+++ GIVEN DATA

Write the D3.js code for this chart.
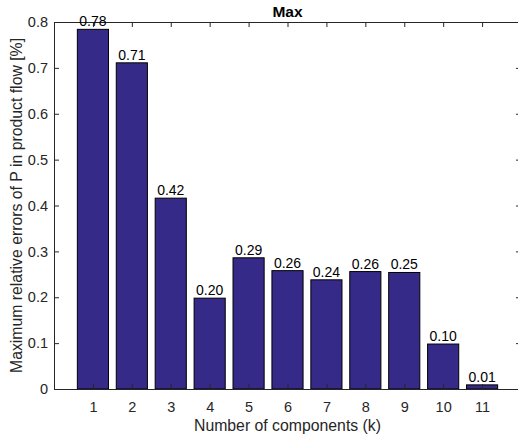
<!DOCTYPE html>
<html>
<head>
<meta charset="utf-8">
<script src="https://cdn.jsdelivr.net/npm/d3@7"></script>
<style>
  body { margin: 0; background: #fff; }
  svg { font-family: "Liberation Sans", Arial, sans-serif; }
  .tick text { fill: #262626; font-size: 14.5px; }
  .domain, .tick line { stroke: #262626; }
</style>
</head>
<body>
<div id="chart"></div>
<script>
const components = [1, 2, 3, 4, 5, 6, 7, 8, 9, 10, 11];
const maxErrors = [0.784, 0.711, 0.416, 0.198, 0.286, 0.258, 0.238, 0.256, 0.254, 0.098, 0.009];
const yTicks = [0, 0.1, 0.2, 0.3, 0.4, 0.5, 0.6, 0.7, 0.8];

const W = 518, H = 440;
const margin = { top: 22, right: -3, bottom: 51, left: 54 };
const width = W - margin.left - margin.right;
const height = H - margin.top - margin.bottom;

const svg = d3.select("#chart")
    .append("svg")
    .attr("width", W)
    .attr("height", H)
    .append("g")
    .attr("transform", `translate(${margin.left},${margin.top})`);

const x = d3.scaleLinear().domain([0, 12]).range([0, width]);
const y = d3.scaleLinear().domain([0, 0.8]).range([height, 0]);
const barW = x(0.8) - x(0);

// bars
svg.selectAll(".bar")
    .data(components)
    .enter()
    .append("rect")
    .attr("class", "bar")
    .attr("x", (d, i) => x(d) - barW / 2)
    .attr("y", (d, i) => y(maxErrors[i]))
    .attr("width", barW)
    .attr("height", (d, i) => height - y(maxErrors[i]))
    .attr("fill", "#352A87")
    .attr("stroke", "#000")
    .attr("stroke-width", 1);

// axes, ticks pointing inward on all sides
svg.append("g")
    .attr("transform", `translate(0,${height})`)
    .call(d3.axisBottom(x).tickValues(components).tickSize(-5).tickSizeOuter(0).tickPadding(13));

svg.append("g")
    .call(d3.axisTop(x).tickValues(components).tickSize(-5).tickSizeOuter(0).tickFormat(""));

svg.append("g")
    .call(d3.axisLeft(y).tickValues(yTicks).tickSize(-5).tickSizeOuter(0).tickPadding(6)
        .tickFormat(d => d === 0 ? "0" : d3.format(".1f")(d)));

svg.append("g")
    .attr("transform", `translate(${width},0)`)
    .call(d3.axisRight(y).tickValues(yTicks).tickSize(-5).tickSizeOuter(0).tickFormat(""));

// value labels
svg.selectAll(".val")
    .data(components)
    .enter()
    .append("text")
    .attr("class", "val")
    .attr("x", d => x(d))
    .attr("y", (d, i) => y(maxErrors[i]) - 3)
    .attr("text-anchor", "middle")
    .style("font-size", "14px")
    .style("fill", "#000")
    .text((d, i) => maxErrors[i].toFixed(2));

// title
svg.append("text")
    .attr("x", width / 2)
    .attr("y", -5)
    .attr("text-anchor", "middle")
    .style("font-size", "15.5px")
    .style("font-weight", "bold")
    .text("Max");

svg.append("text")
    .attr("x", width / 2)
    .attr("y", height + 42)
    .attr("text-anchor", "middle")
    .style("font-size", "15.8px")
    .style("fill", "#262626")
    .text("Number of components (k)");

svg.append("text")
    .attr("transform", "rotate(-90)")
    .attr("x", -height / 2)
    .attr("y", -32)
    .attr("text-anchor", "middle")
    .style("font-size", "15.8px")
    .style("fill", "#262626")
    .text("Maximum relative errors of P in product flow [%]");
</script>
</body>
</html>
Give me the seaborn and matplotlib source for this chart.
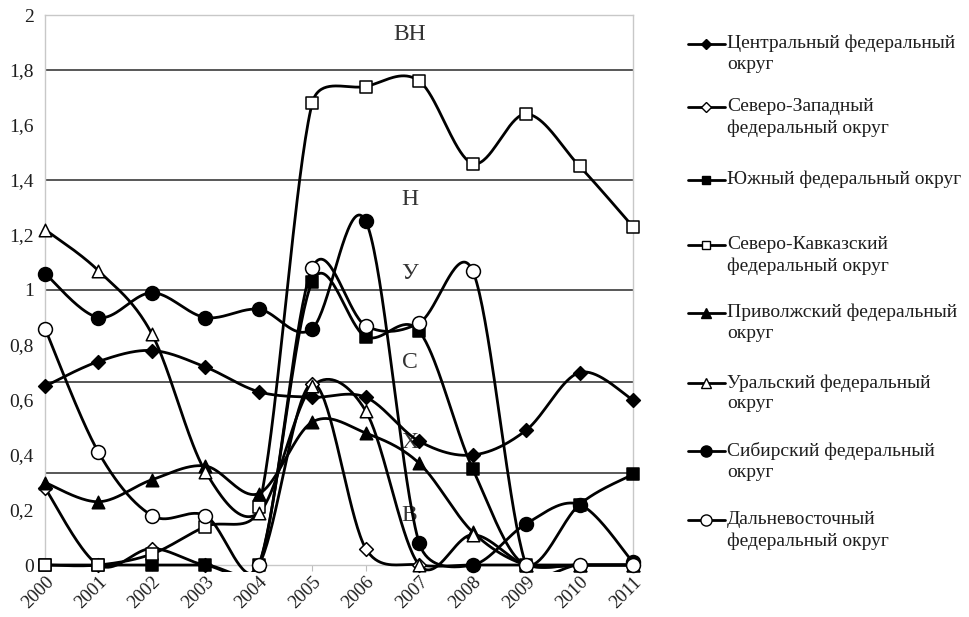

++++++

INSTRUCTIONS FOR THE TASK: Produce an exact copy of each line of data, skipping embedded images.

WRITTEN SOLUTION:
Write the D3.js code for this chart.
<!DOCTYPE html>
<html>
<head>
<meta charset="utf-8">
<script src="https://cdn.jsdelivr.net/npm/d3@7"></script>
<style>
  body { margin: 0; background: #fff; }
  svg { font-family: "Liberation Sans", Arial, sans-serif; }
  .tick text { fill: #262626; font-size: 14.5px; }
  .domain, .tick line { stroke: #262626; }
</style>
</head>
<body>
<div id="chart"></div>
<script>
const components = [1, 2, 3, 4, 5, 6, 7, 8, 9, 10, 11];
const maxErrors = [0.784, 0.711, 0.416, 0.198, 0.286, 0.258, 0.238, 0.256, 0.254, 0.098, 0.009];
const yTicks = [0, 0.1, 0.2, 0.3, 0.4, 0.5, 0.6, 0.7, 0.8];

const W = 518, H = 440;
const margin = { top: 22, right: -3, bottom: 51, left: 54 };
const width = W - margin.left - margin.right;
const height = H - margin.top - margin.bottom;

const svg = d3.select("#chart")
    .append("svg")
    .attr("width", W)
    .attr("height", H)
    .append("g")
    .attr("transform", `translate(${margin.left},${margin.top})`);

const x = d3.scaleLinear().domain([0, 12]).range([0, width]);
const y = d3.scaleLinear().domain([0, 0.8]).range([height, 0]);
const barW = x(0.8) - x(0);

// bars
svg.selectAll(".bar")
    .data(components)
    .enter()
    .append("rect")
    .attr("class", "bar")
    .attr("x", (d, i) => x(d) - barW / 2)
    .attr("y", (d, i) => y(maxErrors[i]))
    .attr("width", barW)
    .attr("height", (d, i) => height - y(maxErrors[i]))
    .attr("fill", "#352A87")
    .attr("stroke", "#000")
    .attr("stroke-width", 1);

// axes, ticks pointing inward on all sides
svg.append("g")
    .attr("transform", `translate(0,${height})`)
    .call(d3.axisBottom(x).tickValues(components).tickSize(-5).tickSizeOuter(0).tickPadding(13));

svg.append("g")
    .call(d3.axisTop(x).tickValues(components).tickSize(-5).tickSizeOuter(0).tickFormat(""));

svg.append("g")
    .call(d3.axisLeft(y).tickValues(yTicks).tickSize(-5).tickSizeOuter(0).tickPadding(6)
        .tickFormat(d => d === 0 ? "0" : d3.format(".1f")(d)));

svg.append("g")
    .attr("transform", `translate(${width},0)`)
    .call(d3.axisRight(y).tickValues(yTicks).tickSize(-5).tickSizeOuter(0).tickFormat(""));

// value labels
svg.selectAll(".val")
    .data(components)
    .enter()
    .append("text")
    .attr("class", "val")
    .attr("x", d => x(d))
    .attr("y", (d, i) => y(maxErrors[i]) - 3)
    .attr("text-anchor", "middle")
    .style("font-size", "14px")
    .style("fill", "#000")
    .text((d, i) => maxErrors[i].toFixed(2));

// title
svg.append("text")
    .attr("x", width / 2)
    .attr("y", -5)
    .attr("text-anchor", "middle")
    .style("font-size", "15.5px")
    .style("font-weight", "bold")
    .text("Max");

svg.append("text")
    .attr("x", width / 2)
    .attr("y", height + 42)
    .attr("text-anchor", "middle")
    .style("font-size", "15.8px")
    .style("fill", "#262626")
    .text("Number of components (k)");

svg.append("text")
    .attr("transform", "rotate(-90)")
    .attr("x", -height / 2)
    .attr("y", -32)
    .attr("text-anchor", "middle")
    .style("font-size", "15.8px")
    .style("fill", "#262626")
    .text("Maximum relative errors of P in product flow [%]");
</script>
</body>
</html>
Give me the seaborn and matplotlib source for this chart.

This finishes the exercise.